## Data lines
## Start
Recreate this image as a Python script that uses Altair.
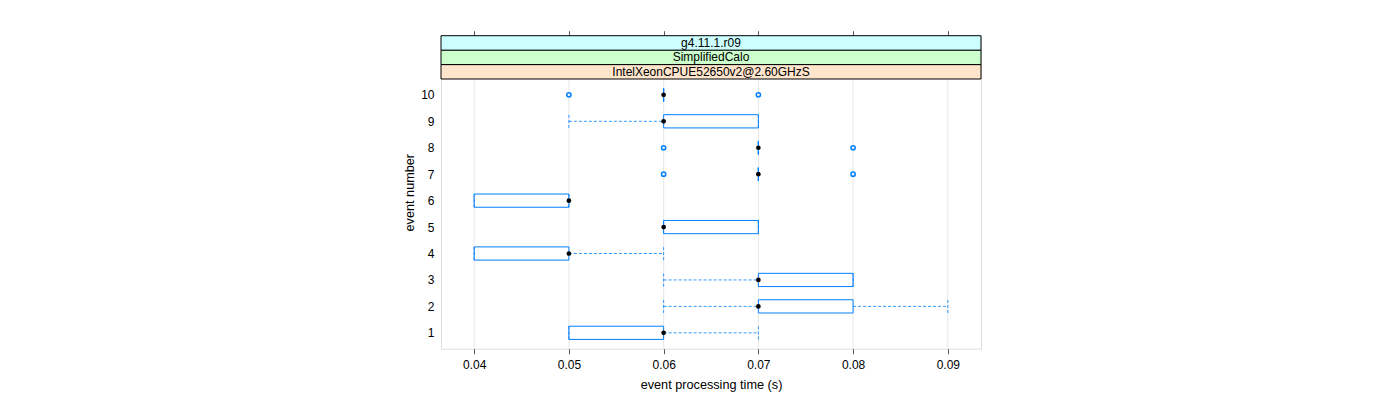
## End
## Start
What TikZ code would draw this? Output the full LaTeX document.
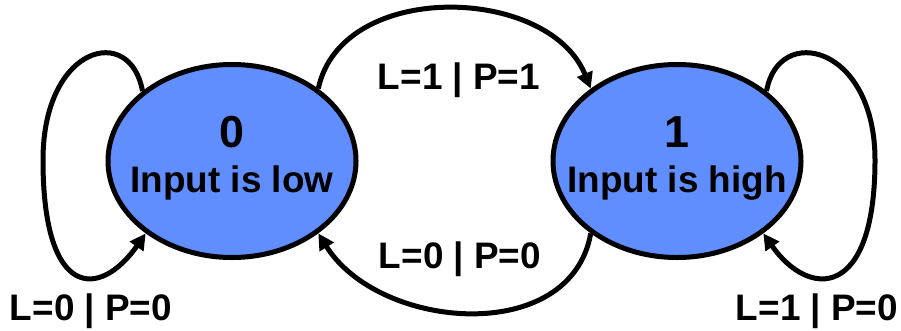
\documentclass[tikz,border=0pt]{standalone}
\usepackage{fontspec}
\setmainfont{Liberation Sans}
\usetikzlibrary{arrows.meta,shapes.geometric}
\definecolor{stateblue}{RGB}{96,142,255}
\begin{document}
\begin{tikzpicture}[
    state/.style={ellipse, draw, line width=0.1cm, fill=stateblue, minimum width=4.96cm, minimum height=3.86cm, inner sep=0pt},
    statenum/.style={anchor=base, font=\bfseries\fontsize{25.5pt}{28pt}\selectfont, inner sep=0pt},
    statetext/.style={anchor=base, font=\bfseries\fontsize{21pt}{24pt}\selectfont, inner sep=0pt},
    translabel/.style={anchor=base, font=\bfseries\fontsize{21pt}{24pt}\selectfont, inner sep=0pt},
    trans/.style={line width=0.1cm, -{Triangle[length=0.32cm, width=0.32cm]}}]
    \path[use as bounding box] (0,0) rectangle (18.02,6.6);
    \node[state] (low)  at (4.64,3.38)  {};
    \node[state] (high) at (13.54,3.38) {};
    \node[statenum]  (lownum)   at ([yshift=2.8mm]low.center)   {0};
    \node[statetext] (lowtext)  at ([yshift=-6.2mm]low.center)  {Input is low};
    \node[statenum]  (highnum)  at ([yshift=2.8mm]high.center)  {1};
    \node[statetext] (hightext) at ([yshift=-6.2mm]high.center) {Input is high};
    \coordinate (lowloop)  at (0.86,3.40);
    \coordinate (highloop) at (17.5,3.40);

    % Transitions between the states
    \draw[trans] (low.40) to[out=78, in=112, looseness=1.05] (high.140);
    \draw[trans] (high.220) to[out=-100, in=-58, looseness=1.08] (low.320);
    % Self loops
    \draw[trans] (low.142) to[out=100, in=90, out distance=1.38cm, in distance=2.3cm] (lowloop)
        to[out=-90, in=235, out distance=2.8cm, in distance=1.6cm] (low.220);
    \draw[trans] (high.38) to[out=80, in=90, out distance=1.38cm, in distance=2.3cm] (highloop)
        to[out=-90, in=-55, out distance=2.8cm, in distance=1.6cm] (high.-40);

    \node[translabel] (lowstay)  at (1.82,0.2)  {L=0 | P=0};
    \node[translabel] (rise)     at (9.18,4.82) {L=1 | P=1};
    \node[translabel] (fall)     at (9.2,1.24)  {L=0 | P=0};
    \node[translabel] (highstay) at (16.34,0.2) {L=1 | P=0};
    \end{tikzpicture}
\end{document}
## End
## Start
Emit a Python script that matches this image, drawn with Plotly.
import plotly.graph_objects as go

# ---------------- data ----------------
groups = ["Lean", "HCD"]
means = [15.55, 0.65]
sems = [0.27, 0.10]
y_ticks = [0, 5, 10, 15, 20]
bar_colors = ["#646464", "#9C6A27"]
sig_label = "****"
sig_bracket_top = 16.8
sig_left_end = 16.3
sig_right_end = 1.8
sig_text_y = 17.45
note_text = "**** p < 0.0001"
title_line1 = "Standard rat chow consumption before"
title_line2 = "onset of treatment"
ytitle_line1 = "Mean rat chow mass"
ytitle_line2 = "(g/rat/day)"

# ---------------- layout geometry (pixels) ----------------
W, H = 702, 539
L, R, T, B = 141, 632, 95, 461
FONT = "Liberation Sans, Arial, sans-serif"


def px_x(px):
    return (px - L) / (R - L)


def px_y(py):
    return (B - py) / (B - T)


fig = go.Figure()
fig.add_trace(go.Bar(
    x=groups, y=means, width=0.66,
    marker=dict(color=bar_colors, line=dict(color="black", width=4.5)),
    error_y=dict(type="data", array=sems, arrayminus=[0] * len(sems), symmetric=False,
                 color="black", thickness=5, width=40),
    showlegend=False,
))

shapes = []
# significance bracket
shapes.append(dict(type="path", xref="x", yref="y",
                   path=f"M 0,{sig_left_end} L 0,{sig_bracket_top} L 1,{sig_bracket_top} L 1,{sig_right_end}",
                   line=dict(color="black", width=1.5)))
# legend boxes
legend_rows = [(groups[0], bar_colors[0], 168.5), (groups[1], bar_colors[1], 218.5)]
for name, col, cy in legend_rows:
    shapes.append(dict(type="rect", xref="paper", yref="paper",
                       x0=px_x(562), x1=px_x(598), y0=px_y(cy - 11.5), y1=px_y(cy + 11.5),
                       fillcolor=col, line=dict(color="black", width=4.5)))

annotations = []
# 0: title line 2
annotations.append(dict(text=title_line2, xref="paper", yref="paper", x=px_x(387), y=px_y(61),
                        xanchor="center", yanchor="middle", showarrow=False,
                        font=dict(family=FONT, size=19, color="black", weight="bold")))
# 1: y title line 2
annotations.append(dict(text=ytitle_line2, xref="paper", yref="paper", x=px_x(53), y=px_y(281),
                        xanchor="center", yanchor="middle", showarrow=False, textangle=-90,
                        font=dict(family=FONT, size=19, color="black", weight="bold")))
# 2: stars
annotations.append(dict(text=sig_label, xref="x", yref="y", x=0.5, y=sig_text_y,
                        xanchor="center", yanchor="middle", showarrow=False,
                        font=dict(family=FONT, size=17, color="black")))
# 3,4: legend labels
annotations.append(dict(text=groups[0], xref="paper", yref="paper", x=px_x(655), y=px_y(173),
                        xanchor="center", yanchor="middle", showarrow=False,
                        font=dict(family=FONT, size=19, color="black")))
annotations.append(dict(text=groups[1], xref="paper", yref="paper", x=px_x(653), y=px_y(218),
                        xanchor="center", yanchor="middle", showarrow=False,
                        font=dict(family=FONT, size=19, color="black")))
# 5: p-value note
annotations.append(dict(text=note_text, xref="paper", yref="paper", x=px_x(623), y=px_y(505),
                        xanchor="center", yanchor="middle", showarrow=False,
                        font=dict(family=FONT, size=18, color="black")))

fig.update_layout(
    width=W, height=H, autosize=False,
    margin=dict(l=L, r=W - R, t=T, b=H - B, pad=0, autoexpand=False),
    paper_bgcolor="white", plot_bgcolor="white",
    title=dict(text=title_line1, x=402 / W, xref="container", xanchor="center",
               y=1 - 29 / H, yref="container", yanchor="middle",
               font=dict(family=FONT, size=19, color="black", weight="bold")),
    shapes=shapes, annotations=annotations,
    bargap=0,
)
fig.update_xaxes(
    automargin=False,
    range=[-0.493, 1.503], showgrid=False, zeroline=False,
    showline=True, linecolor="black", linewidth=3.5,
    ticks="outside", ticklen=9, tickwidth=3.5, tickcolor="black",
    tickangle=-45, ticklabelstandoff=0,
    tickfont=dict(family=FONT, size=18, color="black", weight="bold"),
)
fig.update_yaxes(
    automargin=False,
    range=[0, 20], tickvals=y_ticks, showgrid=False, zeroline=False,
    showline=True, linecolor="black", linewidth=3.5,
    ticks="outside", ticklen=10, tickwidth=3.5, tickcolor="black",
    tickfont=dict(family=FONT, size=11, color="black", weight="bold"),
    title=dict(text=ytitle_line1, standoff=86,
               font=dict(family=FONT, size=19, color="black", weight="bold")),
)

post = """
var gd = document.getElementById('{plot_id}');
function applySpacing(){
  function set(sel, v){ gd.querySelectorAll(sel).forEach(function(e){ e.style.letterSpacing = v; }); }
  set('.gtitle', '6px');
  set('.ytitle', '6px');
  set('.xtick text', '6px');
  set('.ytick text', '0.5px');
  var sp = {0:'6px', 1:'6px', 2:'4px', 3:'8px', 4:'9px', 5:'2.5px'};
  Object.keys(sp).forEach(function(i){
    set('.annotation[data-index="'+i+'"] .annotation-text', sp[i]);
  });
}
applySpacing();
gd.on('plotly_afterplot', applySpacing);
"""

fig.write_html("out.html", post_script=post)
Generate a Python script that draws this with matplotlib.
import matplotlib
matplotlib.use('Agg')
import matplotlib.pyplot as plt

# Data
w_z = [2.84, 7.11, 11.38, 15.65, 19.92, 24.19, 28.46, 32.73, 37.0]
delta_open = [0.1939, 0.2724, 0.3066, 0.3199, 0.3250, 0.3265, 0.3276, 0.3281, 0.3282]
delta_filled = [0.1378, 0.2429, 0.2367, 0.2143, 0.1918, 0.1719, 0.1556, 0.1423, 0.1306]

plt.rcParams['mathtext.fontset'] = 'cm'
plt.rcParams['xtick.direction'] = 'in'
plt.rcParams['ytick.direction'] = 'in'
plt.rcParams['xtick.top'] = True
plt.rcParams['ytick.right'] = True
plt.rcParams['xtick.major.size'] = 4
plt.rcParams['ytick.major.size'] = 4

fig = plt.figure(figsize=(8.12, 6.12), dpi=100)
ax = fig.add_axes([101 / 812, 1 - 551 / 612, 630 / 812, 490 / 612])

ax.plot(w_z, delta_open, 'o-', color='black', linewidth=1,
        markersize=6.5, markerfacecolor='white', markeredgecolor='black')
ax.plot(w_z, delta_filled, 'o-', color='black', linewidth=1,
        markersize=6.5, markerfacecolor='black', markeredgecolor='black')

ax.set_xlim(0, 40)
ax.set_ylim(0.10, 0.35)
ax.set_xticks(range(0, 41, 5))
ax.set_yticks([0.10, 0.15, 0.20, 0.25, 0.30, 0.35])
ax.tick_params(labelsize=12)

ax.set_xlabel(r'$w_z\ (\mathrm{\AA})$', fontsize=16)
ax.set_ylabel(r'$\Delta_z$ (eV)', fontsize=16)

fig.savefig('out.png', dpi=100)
## End
## Aim of the task
Using the entries above, give again exactly the lines from the line holding "Emit a Python" through the line holding "return (B - py) / (B - T)". Include both end lines and nothing else.

## Written reply
Emit a Python script that matches this image, drawn with Plotly.
import plotly.graph_objects as go

# ---------------- data ----------------
groups = ["Lean", "HCD"]
means = [15.55, 0.65]
sems = [0.27, 0.10]
y_ticks = [0, 5, 10, 15, 20]
bar_colors = ["#646464", "#9C6A27"]
sig_label = "****"
sig_bracket_top = 16.8
sig_left_end = 16.3
sig_right_end = 1.8
sig_text_y = 17.45
note_text = "**** p < 0.0001"
title_line1 = "Standard rat chow consumption before"
title_line2 = "onset of treatment"
ytitle_line1 = "Mean rat chow mass"
ytitle_line2 = "(g/rat/day)"

# ---------------- layout geometry (pixels) ----------------
W, H = 702, 539
L, R, T, B = 141, 632, 95, 461
FONT = "Liberation Sans, Arial, sans-serif"


def px_x(px):
    return (px - L) / (R - L)


def px_y(py):
    return (B - py) / (B - T)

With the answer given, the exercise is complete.